Retype nothing except the lines below from the one with "Write a web" through the one with "var chart = echarts.init(document.getElementById('main'));", exactly, with images left out.

Start of LISTED ENTRIES

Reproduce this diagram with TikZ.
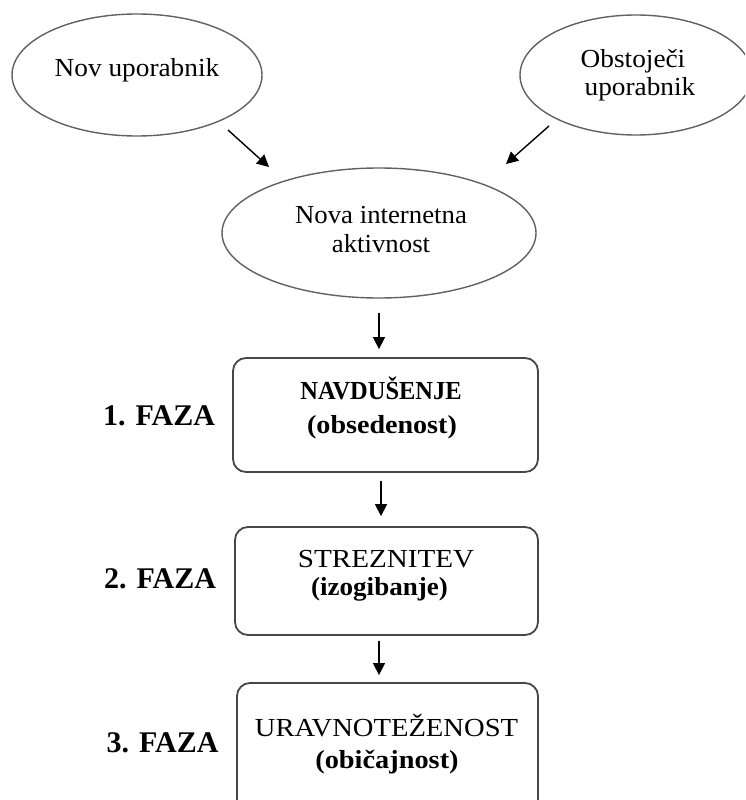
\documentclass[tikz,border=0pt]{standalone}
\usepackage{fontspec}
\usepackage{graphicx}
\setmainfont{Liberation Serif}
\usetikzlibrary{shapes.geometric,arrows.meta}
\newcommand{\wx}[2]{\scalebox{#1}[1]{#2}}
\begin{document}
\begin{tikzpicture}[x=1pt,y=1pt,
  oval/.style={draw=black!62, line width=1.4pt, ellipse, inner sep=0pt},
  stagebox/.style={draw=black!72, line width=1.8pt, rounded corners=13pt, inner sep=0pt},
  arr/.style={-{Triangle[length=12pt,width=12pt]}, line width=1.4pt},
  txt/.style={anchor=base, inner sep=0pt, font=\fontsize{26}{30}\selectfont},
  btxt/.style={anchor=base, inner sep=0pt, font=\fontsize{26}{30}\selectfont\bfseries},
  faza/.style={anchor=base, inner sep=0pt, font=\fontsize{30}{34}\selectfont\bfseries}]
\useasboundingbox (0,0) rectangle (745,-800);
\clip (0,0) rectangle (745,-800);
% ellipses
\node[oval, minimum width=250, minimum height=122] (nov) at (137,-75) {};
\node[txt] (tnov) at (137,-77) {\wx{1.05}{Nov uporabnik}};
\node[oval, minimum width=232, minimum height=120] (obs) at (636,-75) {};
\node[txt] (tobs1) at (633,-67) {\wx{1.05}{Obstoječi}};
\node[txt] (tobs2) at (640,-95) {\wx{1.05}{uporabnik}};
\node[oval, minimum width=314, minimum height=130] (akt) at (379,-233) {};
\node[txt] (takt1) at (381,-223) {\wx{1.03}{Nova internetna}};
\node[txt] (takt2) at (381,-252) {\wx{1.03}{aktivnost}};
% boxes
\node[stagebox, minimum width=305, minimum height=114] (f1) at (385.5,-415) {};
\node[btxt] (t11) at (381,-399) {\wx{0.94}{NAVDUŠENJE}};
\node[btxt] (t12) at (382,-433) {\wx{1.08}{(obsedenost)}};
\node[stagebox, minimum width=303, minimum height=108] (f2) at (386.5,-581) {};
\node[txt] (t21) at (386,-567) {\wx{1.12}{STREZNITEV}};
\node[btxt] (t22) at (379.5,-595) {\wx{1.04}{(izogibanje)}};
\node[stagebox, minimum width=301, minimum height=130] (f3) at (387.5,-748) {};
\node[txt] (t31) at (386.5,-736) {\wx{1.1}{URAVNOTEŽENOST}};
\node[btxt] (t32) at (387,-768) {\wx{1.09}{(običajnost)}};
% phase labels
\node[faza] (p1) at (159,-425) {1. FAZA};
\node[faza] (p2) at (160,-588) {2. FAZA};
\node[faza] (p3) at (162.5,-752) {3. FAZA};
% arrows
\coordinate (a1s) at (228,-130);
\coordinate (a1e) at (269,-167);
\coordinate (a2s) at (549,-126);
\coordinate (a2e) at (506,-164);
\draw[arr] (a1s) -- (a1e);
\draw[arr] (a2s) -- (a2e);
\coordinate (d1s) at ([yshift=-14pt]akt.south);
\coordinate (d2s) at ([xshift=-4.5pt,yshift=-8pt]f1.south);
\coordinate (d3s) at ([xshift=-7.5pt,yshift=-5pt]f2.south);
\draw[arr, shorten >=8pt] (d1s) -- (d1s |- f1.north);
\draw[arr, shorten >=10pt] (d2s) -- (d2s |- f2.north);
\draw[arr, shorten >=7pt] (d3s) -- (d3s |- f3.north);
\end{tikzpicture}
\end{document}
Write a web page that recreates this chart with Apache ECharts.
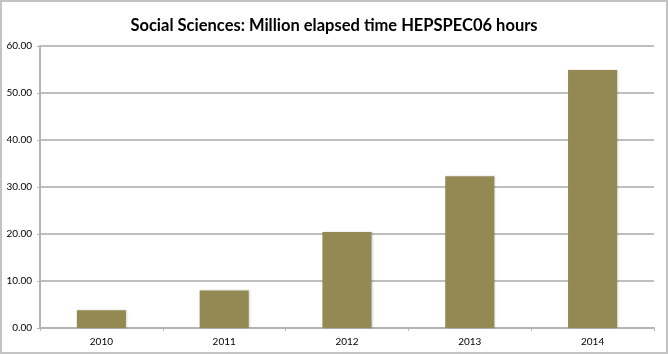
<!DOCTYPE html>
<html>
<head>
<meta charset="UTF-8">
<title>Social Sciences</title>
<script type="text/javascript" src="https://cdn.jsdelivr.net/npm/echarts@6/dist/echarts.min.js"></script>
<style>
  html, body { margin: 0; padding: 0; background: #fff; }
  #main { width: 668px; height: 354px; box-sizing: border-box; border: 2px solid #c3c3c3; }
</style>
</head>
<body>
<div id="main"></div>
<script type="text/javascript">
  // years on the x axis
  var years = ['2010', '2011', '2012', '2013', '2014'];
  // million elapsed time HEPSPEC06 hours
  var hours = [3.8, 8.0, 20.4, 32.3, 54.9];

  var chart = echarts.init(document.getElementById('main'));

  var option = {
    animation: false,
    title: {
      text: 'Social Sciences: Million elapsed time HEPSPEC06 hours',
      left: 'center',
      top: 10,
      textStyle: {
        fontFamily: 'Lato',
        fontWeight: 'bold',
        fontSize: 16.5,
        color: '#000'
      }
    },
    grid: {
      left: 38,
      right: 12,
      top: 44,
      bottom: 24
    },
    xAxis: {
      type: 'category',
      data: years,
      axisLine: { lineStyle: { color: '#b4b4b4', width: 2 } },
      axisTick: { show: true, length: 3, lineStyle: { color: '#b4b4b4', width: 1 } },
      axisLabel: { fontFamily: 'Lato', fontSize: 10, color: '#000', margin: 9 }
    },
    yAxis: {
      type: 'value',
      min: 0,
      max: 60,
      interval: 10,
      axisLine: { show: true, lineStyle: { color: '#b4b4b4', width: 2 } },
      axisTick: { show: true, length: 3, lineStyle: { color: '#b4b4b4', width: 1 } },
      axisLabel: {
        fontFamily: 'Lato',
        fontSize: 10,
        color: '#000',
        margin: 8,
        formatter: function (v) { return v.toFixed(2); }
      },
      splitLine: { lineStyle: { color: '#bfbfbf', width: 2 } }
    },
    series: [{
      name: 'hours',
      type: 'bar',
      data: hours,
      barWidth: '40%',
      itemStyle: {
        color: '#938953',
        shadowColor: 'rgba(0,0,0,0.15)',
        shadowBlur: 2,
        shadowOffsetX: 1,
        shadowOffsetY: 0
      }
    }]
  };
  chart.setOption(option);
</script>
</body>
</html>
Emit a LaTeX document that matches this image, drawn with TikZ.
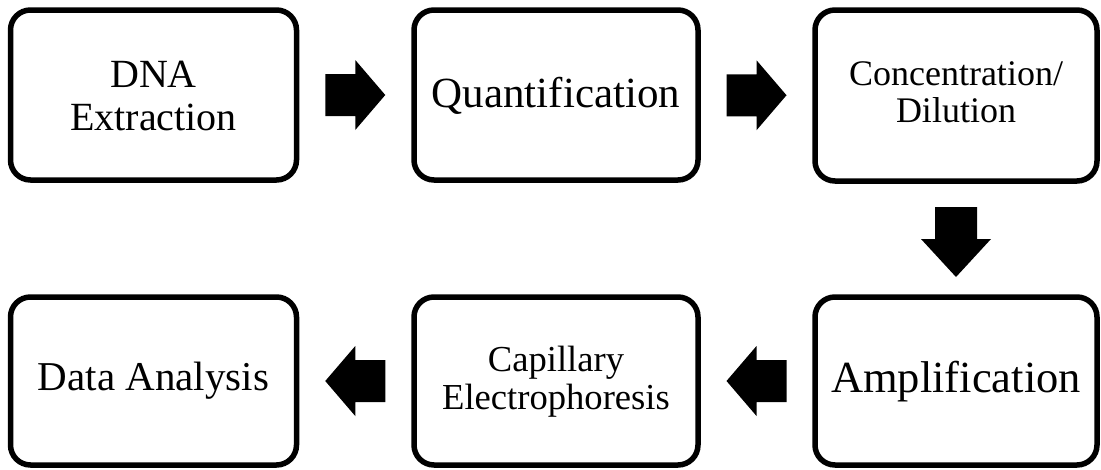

End of LISTED ENTRIES

**THE ANSWER**
Write a web page that recreates this chart with Apache ECharts.
<!DOCTYPE html>
<html>
<head>
<meta charset="UTF-8">
<title>Social Sciences</title>
<script type="text/javascript" src="https://cdn.jsdelivr.net/npm/echarts@6/dist/echarts.min.js"></script>
<style>
  html, body { margin: 0; padding: 0; background: #fff; }
  #main { width: 668px; height: 354px; box-sizing: border-box; border: 2px solid #c3c3c3; }
</style>
</head>
<body>
<div id="main"></div>
<script type="text/javascript">
  // years on the x axis
  var years = ['2010', '2011', '2012', '2013', '2014'];
  // million elapsed time HEPSPEC06 hours
  var hours = [3.8, 8.0, 20.4, 32.3, 54.9];

  var chart = echarts.init(document.getElementById('main'));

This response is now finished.